Both modern and ancient republics vary widely in their ideology and composition. The most common definition of a republic is a state without a monarch.[3][4] In republics such as the United States and France, the executive is legitimized both by a constitution and by popular suffrage. In the United States, James Madison compared the republic to democracy,[5] and found democracy wanting, due to the nature of democracies. Montesquieu included both democracies, where all the people have a share in rule, and aristocracies or oligarchies, where only some of the people rule, as republican forms of government.[6] In modern political science, republicanism refers to a specific ideology that is based on civic virtue and is considered distinct from ideologies such as liberalism.[7]

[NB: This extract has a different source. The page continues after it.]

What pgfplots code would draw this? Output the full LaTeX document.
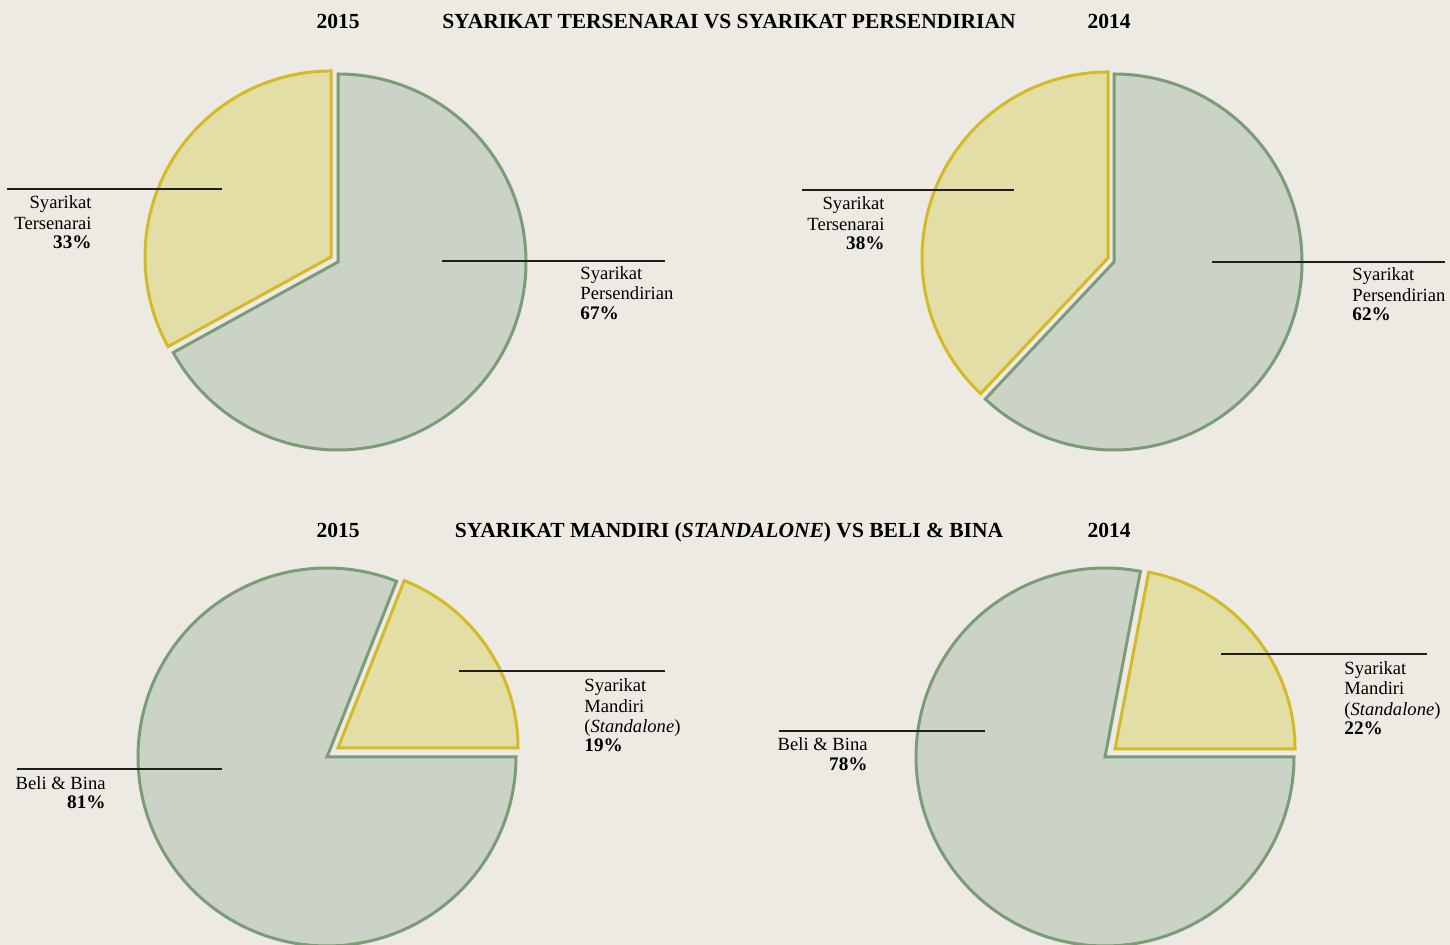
\documentclass[border=0pt]{standalone}
\usepackage{fontspec}
\setmainfont{Liberation Serif}
\usepackage{pgfplots}
\pgfplotsset{compat=1.18}
\definecolor{bg}{HTML}{EDEAE3}
\definecolor{gfill}{HTML}{CAD3C5}
\definecolor{gline}{HTML}{7A9C76}
\definecolor{yfill}{HTML}{E3DDA6}
\definecolor{yline}{HTML}{D5BA28}
\definecolor{lead}{HTML}{1E1E1E}
% slice: cx, cy, r, start angle, end angle, style
\newcommand{\slice}[6]{%
  \addplot[#6, domain=#4:#5, samples=150] ({#1+#3*cos(x)},{#2+#3*sin(x)}) -- (axis cs:#1,#2) -- cycle;
}
\tikzset{
  gsl/.style={fill=gfill, draw=gline, line width=1.5pt, line join=miter},
  ysl/.style={fill=yfill, draw=yline, line width=1.5pt, line join=miter},
  lab/.style={inner sep=0pt, font=\fontsize{9.3}{10}\selectfont, text=black},
  pct/.style={inner sep=0pt, font=\fontsize{9.6}{10}\selectfont\bfseries, text=black},
  ttl/.style={inner sep=0pt, anchor=base, font=\fontsize{10.75}{12}\selectfont\bfseries, text=black},
  ld/.style={draw=lead, line width=0.65pt}
}
\begin{document}
\begin{tikzpicture}
\begin{axis}[scale only axis, width=725pt, height=472.5pt,
  xmin=0, xmax=1450, ymin=0, ymax=945, hide axis, clip=true]
\fill[bg] (axis cs:0,0) rectangle (axis cs:1450,945);
% ---- top left: 2015, Tersenarai 33 / Persendirian 67
\slice{338}{683}{188}{-151.2}{90}{gsl}
\slice{331}{688}{186}{90}{208.8}{ysl}
% ---- top right: 2014, Tersenarai 38 / Persendirian 62
\slice{1114}{683}{188}{-133.2}{90}{gsl}
\slice{1108}{687}{186}{90}{226.8}{ysl}
% ---- bottom left: 2015, Mandiri 19 / Beli & Bina 81
\slice{327}{188}{189}{68.4}{360}{gsl}
\slice{338}{197}{180}{0}{68.4}{ysl}
% ---- bottom right: 2014, Mandiri 22 / Beli & Bina 78
\slice{1105}{188}{189}{79.2}{360}{gsl}
\slice{1115}{196}{180}{0}{79.2}{ysl}
% leader lines
\addplot[ld] coordinates {(7,756) (222,756)};
\addplot[ld] coordinates {(442,684) (665,684)};
\addplot[ld] coordinates {(802,755) (1014,755)};
\addplot[ld] coordinates {(1212,683) (1445,683)};
\addplot[ld] coordinates {(459,274) (665,274)};
\addplot[ld] coordinates {(17,176) (222,176)};
\addplot[ld] coordinates {(1221,291) (1427,291)};
\addplot[ld] coordinates {(779,214) (985,214)};
% titles
\node[ttl] at (axis cs:338,916) {2015};
\node[ttl] at (axis cs:729,916) {SYARIKAT TERSENARAI VS SYARIKAT PERSENDIRIAN};
\node[ttl] at (axis cs:1109,916) {2014};
\node[ttl] at (axis cs:338,407) {2015};
\node[ttl] at (axis cs:729,407) {SYARIKAT MANDIRI (\textit{STANDALONE}) VS BELI \& BINA};
\node[ttl] at (axis cs:1109,407) {2014};
% labels pie 1
\node[lab, anchor=base east] at (axis cs:92,736) {Syarikat};
\node[lab, anchor=base east] at (axis cs:92,715) {Tersenarai};
\node[pct, anchor=base east] at (axis cs:92,696) {33\%};
\node[lab, anchor=base west] at (axis cs:580,665) {Syarikat};
\node[lab, anchor=base west] at (axis cs:580,645) {Persendirian};
\node[pct, anchor=base west] at (axis cs:580,625) {67\%};
% labels pie 2
\node[lab, anchor=base east] at (axis cs:885,735) {Syarikat};
\node[lab, anchor=base east] at (axis cs:885,714) {Tersenarai};
\node[pct, anchor=base east] at (axis cs:885,695) {38\%};
\node[lab, anchor=base west] at (axis cs:1352,664) {Syarikat};
\node[lab, anchor=base west] at (axis cs:1352,643) {Persendirian};
\node[pct, anchor=base west] at (axis cs:1352,624) {62\%};
% labels pie 3
\node[lab, anchor=base west] at (axis cs:584,253) {Syarikat};
\node[lab, anchor=base west] at (axis cs:584,232) {Mandiri};
\node[lab, anchor=base west] at (axis cs:584,212) {(\textit{Standalone})};
\node[pct, anchor=base west] at (axis cs:584,193) {19\%};
\node[lab, anchor=base east] at (axis cs:106,155) {Beli \& Bina};
\node[pct, anchor=base east] at (axis cs:106,136) {81\%};
% labels pie 4
\node[lab, anchor=base west] at (axis cs:1344,270) {Syarikat};
\node[lab, anchor=base west] at (axis cs:1344,250) {Mandiri};
\node[lab, anchor=base west] at (axis cs:1344,229) {(\textit{Standalone})};
\node[pct, anchor=base west] at (axis cs:1344,210) {22\%};
\node[lab, anchor=base east] at (axis cs:868,194) {Beli \& Bina};
\node[pct, anchor=base east] at (axis cs:868,174) {78\%};
\end{axis}
\pgfresetboundingbox
\path (0,0) rectangle (725pt,472.5pt);
\end{tikzpicture}
\end{document}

Most often a republic is a sovereign country, but there are also subnational entities that are referred to as republics, or which have governments that are described as "republican" in nature. For instance, Article IV of the Constitution of the United States "guarantee[s] to every State in this Union a Republican form of Government."[8] The Soviet Union was a single nation composed of distinct and nominally sovereign Soviet Socialist Republics.
Niccolò Machiavelli described the governance and foundation of the ideal republic in his work Discourses on Livy. These writings, as well as those of his contemporaries such as Leonardo Bruni, are the foundation of the ideology political scientists call republicanism.[9][10]